• THE TASK
Your output is the lines from the first one to the one containing "return sep.join(s)", repeated exactly, with images left out.

• DATASET EXCERPT
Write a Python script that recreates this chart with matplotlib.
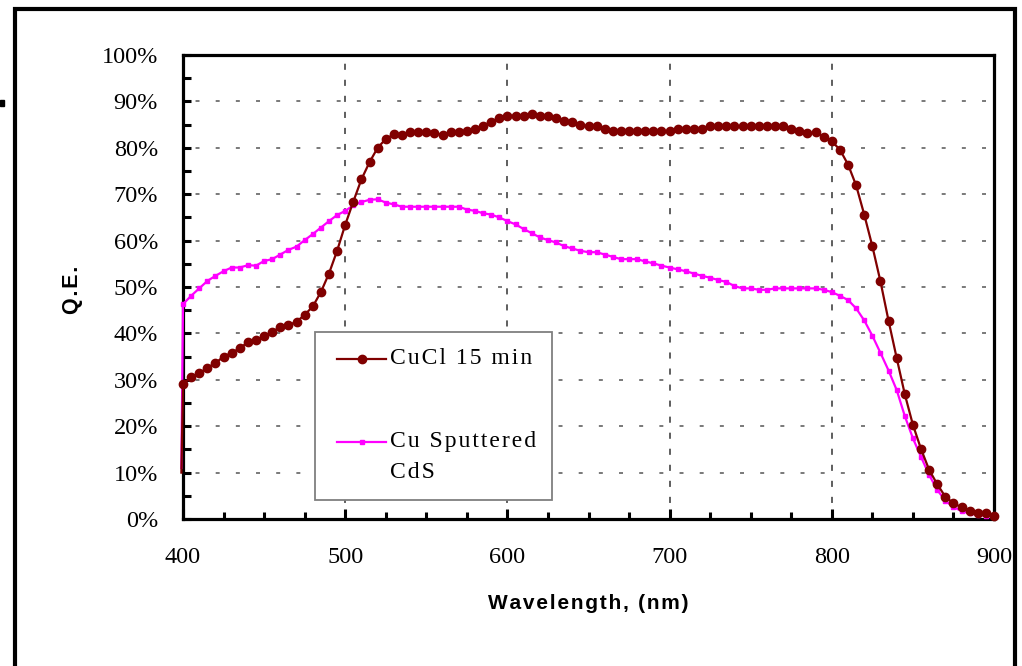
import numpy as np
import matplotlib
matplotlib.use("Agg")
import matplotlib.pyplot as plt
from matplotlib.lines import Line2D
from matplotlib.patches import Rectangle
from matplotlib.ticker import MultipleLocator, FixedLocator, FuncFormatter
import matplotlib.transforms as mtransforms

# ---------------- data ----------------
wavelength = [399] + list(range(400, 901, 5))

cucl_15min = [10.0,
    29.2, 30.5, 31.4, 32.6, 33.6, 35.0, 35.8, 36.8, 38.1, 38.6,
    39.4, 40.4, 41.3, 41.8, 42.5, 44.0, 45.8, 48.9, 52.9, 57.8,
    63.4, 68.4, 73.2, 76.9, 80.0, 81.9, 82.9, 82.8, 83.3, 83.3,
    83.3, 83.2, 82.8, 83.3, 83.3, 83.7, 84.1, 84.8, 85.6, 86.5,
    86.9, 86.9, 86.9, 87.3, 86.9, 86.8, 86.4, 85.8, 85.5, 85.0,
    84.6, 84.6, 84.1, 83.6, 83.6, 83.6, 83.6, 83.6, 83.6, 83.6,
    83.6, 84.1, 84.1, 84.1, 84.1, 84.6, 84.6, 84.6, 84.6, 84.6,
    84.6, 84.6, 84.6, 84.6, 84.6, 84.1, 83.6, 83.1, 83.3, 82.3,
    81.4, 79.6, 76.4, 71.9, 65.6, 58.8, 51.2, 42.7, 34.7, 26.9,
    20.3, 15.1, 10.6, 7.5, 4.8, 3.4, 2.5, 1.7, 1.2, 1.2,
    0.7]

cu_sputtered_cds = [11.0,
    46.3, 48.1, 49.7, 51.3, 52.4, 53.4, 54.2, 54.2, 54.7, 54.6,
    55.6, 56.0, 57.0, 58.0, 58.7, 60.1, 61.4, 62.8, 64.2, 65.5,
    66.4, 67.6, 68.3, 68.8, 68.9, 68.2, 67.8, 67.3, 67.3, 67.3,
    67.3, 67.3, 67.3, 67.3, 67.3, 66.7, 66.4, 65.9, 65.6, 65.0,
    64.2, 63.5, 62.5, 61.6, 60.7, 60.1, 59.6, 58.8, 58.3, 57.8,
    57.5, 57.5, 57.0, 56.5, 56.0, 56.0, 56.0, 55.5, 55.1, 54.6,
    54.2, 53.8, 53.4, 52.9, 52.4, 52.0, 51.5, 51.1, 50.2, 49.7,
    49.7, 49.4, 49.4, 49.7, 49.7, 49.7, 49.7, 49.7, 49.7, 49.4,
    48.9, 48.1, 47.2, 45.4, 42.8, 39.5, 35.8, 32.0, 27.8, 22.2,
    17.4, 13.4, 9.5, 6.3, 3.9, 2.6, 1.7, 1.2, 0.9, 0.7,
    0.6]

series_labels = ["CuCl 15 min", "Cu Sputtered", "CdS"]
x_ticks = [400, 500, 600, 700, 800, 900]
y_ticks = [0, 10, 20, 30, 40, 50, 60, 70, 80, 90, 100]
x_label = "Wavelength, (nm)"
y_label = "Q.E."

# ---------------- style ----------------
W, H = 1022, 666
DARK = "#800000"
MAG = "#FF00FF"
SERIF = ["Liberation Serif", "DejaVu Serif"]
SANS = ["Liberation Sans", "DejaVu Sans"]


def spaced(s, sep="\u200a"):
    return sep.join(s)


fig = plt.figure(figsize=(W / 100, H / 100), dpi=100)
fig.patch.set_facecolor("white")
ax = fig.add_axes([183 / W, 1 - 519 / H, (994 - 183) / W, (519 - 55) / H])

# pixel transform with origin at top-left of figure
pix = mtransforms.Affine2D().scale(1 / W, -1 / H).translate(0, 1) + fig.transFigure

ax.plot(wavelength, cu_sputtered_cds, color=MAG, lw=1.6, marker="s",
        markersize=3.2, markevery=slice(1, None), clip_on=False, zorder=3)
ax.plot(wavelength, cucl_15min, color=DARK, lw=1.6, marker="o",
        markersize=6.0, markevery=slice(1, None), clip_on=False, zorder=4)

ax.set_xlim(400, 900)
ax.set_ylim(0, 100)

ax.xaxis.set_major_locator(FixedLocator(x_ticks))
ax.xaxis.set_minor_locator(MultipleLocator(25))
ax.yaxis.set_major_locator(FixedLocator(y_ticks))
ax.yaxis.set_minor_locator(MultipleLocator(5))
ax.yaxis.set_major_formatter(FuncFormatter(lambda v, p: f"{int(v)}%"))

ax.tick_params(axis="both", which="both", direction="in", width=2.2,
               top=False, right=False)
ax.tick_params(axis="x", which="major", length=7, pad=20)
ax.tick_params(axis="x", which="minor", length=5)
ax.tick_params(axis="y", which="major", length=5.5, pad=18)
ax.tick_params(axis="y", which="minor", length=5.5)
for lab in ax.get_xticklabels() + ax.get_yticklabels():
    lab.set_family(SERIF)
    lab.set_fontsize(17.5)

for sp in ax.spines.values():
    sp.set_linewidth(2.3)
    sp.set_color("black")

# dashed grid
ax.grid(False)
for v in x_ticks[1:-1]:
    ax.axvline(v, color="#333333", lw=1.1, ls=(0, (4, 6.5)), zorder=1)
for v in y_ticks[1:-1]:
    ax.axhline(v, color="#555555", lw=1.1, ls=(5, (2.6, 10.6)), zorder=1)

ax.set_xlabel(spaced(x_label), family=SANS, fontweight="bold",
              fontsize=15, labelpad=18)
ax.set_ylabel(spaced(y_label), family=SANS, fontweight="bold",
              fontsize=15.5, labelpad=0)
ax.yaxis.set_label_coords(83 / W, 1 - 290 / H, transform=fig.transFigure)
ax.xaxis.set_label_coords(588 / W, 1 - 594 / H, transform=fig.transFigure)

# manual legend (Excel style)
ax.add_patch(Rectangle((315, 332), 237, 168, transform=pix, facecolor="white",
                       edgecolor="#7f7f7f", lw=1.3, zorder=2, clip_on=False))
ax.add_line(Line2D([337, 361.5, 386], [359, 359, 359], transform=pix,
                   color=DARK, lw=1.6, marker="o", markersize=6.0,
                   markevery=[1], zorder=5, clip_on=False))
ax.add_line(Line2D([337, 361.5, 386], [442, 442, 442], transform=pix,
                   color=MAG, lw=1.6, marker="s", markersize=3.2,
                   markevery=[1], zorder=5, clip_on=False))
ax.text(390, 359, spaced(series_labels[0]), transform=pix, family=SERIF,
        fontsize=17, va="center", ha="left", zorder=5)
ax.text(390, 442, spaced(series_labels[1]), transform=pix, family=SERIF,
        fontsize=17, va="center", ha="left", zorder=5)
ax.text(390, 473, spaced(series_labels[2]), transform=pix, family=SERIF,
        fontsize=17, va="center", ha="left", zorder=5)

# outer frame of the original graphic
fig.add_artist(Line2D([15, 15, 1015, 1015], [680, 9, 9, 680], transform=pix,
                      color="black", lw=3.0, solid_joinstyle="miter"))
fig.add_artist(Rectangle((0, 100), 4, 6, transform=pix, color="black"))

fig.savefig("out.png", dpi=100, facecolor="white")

• CORRECT OUTPUT
Write a Python script that recreates this chart with matplotlib.
import numpy as np
import matplotlib
matplotlib.use("Agg")
import matplotlib.pyplot as plt
from matplotlib.lines import Line2D
from matplotlib.patches import Rectangle
from matplotlib.ticker import MultipleLocator, FixedLocator, FuncFormatter
import matplotlib.transforms as mtransforms

# ---------------- data ----------------
wavelength = [399] + list(range(400, 901, 5))

cucl_15min = [10.0,
    29.2, 30.5, 31.4, 32.6, 33.6, 35.0, 35.8, 36.8, 38.1, 38.6,
    39.4, 40.4, 41.3, 41.8, 42.5, 44.0, 45.8, 48.9, 52.9, 57.8,
    63.4, 68.4, 73.2, 76.9, 80.0, 81.9, 82.9, 82.8, 83.3, 83.3,
    83.3, 83.2, 82.8, 83.3, 83.3, 83.7, 84.1, 84.8, 85.6, 86.5,
    86.9, 86.9, 86.9, 87.3, 86.9, 86.8, 86.4, 85.8, 85.5, 85.0,
    84.6, 84.6, 84.1, 83.6, 83.6, 83.6, 83.6, 83.6, 83.6, 83.6,
    83.6, 84.1, 84.1, 84.1, 84.1, 84.6, 84.6, 84.6, 84.6, 84.6,
    84.6, 84.6, 84.6, 84.6, 84.6, 84.1, 83.6, 83.1, 83.3, 82.3,
    81.4, 79.6, 76.4, 71.9, 65.6, 58.8, 51.2, 42.7, 34.7, 26.9,
    20.3, 15.1, 10.6, 7.5, 4.8, 3.4, 2.5, 1.7, 1.2, 1.2,
    0.7]

cu_sputtered_cds = [11.0,
    46.3, 48.1, 49.7, 51.3, 52.4, 53.4, 54.2, 54.2, 54.7, 54.6,
    55.6, 56.0, 57.0, 58.0, 58.7, 60.1, 61.4, 62.8, 64.2, 65.5,
    66.4, 67.6, 68.3, 68.8, 68.9, 68.2, 67.8, 67.3, 67.3, 67.3,
    67.3, 67.3, 67.3, 67.3, 67.3, 66.7, 66.4, 65.9, 65.6, 65.0,
    64.2, 63.5, 62.5, 61.6, 60.7, 60.1, 59.6, 58.8, 58.3, 57.8,
    57.5, 57.5, 57.0, 56.5, 56.0, 56.0, 56.0, 55.5, 55.1, 54.6,
    54.2, 53.8, 53.4, 52.9, 52.4, 52.0, 51.5, 51.1, 50.2, 49.7,
    49.7, 49.4, 49.4, 49.7, 49.7, 49.7, 49.7, 49.7, 49.7, 49.4,
    48.9, 48.1, 47.2, 45.4, 42.8, 39.5, 35.8, 32.0, 27.8, 22.2,
    17.4, 13.4, 9.5, 6.3, 3.9, 2.6, 1.7, 1.2, 0.9, 0.7,
    0.6]

series_labels = ["CuCl 15 min", "Cu Sputtered", "CdS"]
x_ticks = [400, 500, 600, 700, 800, 900]
y_ticks = [0, 10, 20, 30, 40, 50, 60, 70, 80, 90, 100]
x_label = "Wavelength, (nm)"
y_label = "Q.E."

# ---------------- style ----------------
W, H = 1022, 666
DARK = "#800000"
MAG = "#FF00FF"
SERIF = ["Liberation Serif", "DejaVu Serif"]
SANS = ["Liberation Sans", "DejaVu Sans"]


def spaced(s, sep="\u200a"):
    return sep.join(s)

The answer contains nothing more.